WHAT IS ASKED — Leaving the pictures out, print the lines from the first line of the listing through the line containing "const FS = 41.67;", exactly as they read, and no others.

SUPPLIED DATA —
····················
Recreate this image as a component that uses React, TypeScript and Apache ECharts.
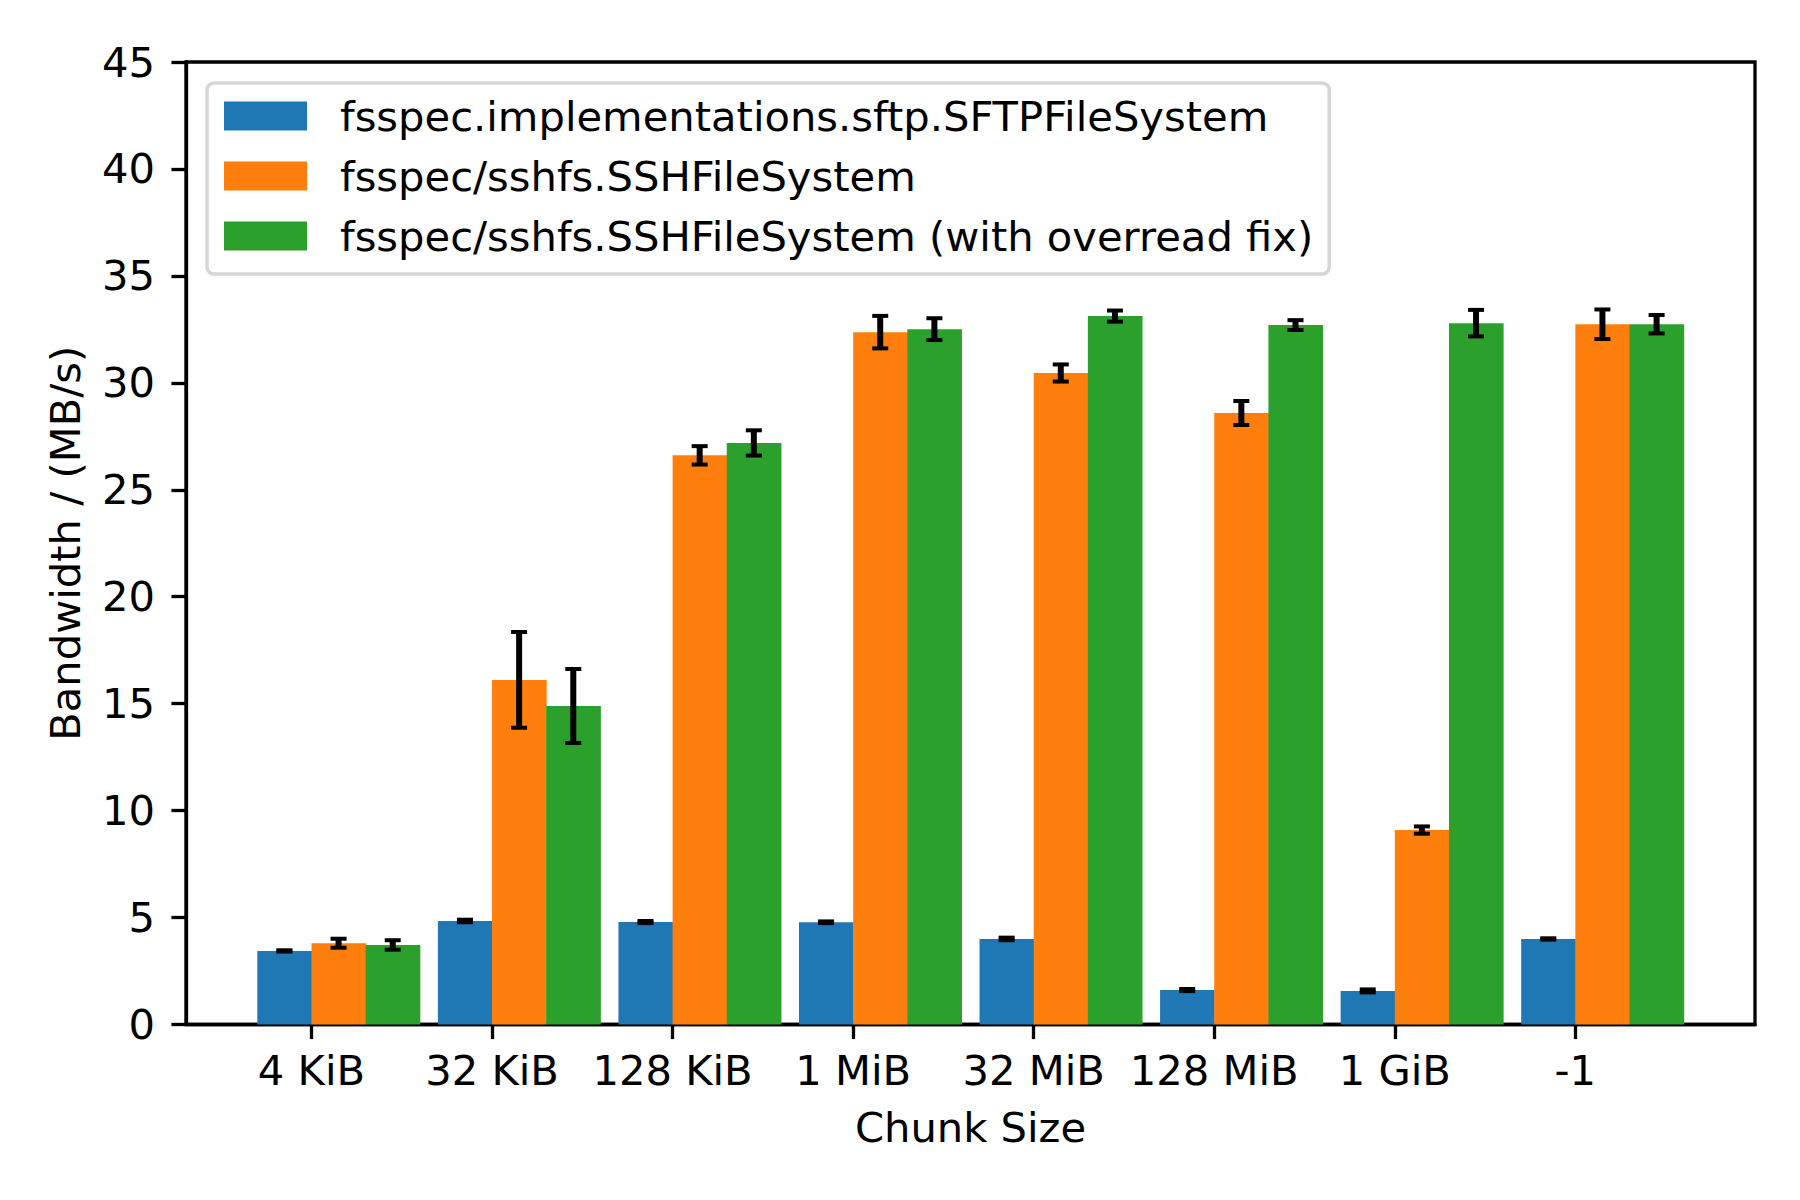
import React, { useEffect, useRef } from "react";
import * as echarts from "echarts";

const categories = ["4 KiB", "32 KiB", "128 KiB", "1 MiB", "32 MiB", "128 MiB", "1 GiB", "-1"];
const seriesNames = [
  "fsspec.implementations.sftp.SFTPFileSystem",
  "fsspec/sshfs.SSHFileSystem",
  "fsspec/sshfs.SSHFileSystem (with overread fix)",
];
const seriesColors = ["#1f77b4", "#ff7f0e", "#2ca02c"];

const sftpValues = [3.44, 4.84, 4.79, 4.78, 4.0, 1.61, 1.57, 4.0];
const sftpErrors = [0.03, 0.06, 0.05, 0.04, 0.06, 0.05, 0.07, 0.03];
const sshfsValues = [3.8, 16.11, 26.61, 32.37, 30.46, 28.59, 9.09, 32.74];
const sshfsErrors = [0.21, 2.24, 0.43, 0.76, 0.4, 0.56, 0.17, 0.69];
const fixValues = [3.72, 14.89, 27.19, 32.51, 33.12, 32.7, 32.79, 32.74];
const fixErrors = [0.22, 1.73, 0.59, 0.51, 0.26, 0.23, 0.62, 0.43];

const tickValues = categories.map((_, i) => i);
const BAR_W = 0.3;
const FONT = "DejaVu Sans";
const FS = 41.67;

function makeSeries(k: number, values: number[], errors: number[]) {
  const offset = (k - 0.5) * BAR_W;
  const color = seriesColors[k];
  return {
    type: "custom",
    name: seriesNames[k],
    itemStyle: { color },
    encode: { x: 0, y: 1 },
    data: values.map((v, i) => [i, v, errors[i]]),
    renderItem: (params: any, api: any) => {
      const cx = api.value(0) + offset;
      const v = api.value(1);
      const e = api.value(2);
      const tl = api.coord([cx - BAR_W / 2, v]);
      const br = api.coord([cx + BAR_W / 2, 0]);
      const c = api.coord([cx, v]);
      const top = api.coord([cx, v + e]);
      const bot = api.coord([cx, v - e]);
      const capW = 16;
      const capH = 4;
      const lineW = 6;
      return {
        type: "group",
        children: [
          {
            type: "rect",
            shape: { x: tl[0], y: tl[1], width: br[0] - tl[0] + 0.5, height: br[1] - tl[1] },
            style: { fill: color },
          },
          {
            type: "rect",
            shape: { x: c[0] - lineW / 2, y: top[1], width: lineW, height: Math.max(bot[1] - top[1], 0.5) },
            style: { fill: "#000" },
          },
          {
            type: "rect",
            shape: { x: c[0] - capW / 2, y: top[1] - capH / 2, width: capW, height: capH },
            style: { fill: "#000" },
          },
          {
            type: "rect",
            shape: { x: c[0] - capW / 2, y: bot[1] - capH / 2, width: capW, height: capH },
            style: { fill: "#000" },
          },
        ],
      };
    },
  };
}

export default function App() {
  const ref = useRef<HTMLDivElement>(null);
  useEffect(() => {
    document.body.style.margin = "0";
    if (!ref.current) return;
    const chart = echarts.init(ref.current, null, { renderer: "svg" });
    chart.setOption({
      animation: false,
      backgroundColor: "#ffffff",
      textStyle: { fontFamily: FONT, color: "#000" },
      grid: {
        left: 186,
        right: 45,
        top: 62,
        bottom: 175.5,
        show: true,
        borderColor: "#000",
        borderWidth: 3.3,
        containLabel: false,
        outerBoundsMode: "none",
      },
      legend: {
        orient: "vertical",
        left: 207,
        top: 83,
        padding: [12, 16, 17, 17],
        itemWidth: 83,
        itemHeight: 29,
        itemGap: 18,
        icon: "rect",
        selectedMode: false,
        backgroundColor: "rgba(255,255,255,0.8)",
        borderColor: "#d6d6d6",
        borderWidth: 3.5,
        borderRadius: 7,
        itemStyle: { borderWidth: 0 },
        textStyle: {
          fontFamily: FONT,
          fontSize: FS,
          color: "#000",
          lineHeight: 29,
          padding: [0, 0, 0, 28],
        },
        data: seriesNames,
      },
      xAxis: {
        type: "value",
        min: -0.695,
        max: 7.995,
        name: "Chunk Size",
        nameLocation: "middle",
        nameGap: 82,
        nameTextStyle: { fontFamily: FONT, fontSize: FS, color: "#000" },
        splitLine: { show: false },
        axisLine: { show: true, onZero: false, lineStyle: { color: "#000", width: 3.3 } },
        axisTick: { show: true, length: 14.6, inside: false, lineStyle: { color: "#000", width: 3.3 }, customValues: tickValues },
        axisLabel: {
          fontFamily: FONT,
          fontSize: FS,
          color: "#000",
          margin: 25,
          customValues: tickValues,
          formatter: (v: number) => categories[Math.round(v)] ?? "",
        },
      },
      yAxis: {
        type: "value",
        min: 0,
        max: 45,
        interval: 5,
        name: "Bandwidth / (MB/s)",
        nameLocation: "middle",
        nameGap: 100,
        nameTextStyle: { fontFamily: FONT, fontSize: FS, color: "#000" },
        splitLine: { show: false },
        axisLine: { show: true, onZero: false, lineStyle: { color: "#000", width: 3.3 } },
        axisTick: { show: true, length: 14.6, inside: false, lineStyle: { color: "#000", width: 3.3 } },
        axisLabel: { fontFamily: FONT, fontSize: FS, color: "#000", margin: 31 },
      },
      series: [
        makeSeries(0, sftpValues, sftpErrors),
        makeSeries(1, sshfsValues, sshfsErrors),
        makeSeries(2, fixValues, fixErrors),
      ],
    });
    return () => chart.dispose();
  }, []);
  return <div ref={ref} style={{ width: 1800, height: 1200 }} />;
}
····················
WORKED ANSWER —
Recreate this image as a component that uses React, TypeScript and Apache ECharts.
import React, { useEffect, useRef } from "react";
import * as echarts from "echarts";

const categories = ["4 KiB", "32 KiB", "128 KiB", "1 MiB", "32 MiB", "128 MiB", "1 GiB", "-1"];
const seriesNames = [
  "fsspec.implementations.sftp.SFTPFileSystem",
  "fsspec/sshfs.SSHFileSystem",
  "fsspec/sshfs.SSHFileSystem (with overread fix)",
];
const seriesColors = ["#1f77b4", "#ff7f0e", "#2ca02c"];

const sftpValues = [3.44, 4.84, 4.79, 4.78, 4.0, 1.61, 1.57, 4.0];
const sftpErrors = [0.03, 0.06, 0.05, 0.04, 0.06, 0.05, 0.07, 0.03];
const sshfsValues = [3.8, 16.11, 26.61, 32.37, 30.46, 28.59, 9.09, 32.74];
const sshfsErrors = [0.21, 2.24, 0.43, 0.76, 0.4, 0.56, 0.17, 0.69];
const fixValues = [3.72, 14.89, 27.19, 32.51, 33.12, 32.7, 32.79, 32.74];
const fixErrors = [0.22, 1.73, 0.59, 0.51, 0.26, 0.23, 0.62, 0.43];

const tickValues = categories.map((_, i) => i);
const BAR_W = 0.3;
const FONT = "DejaVu Sans";
const FS = 41.67;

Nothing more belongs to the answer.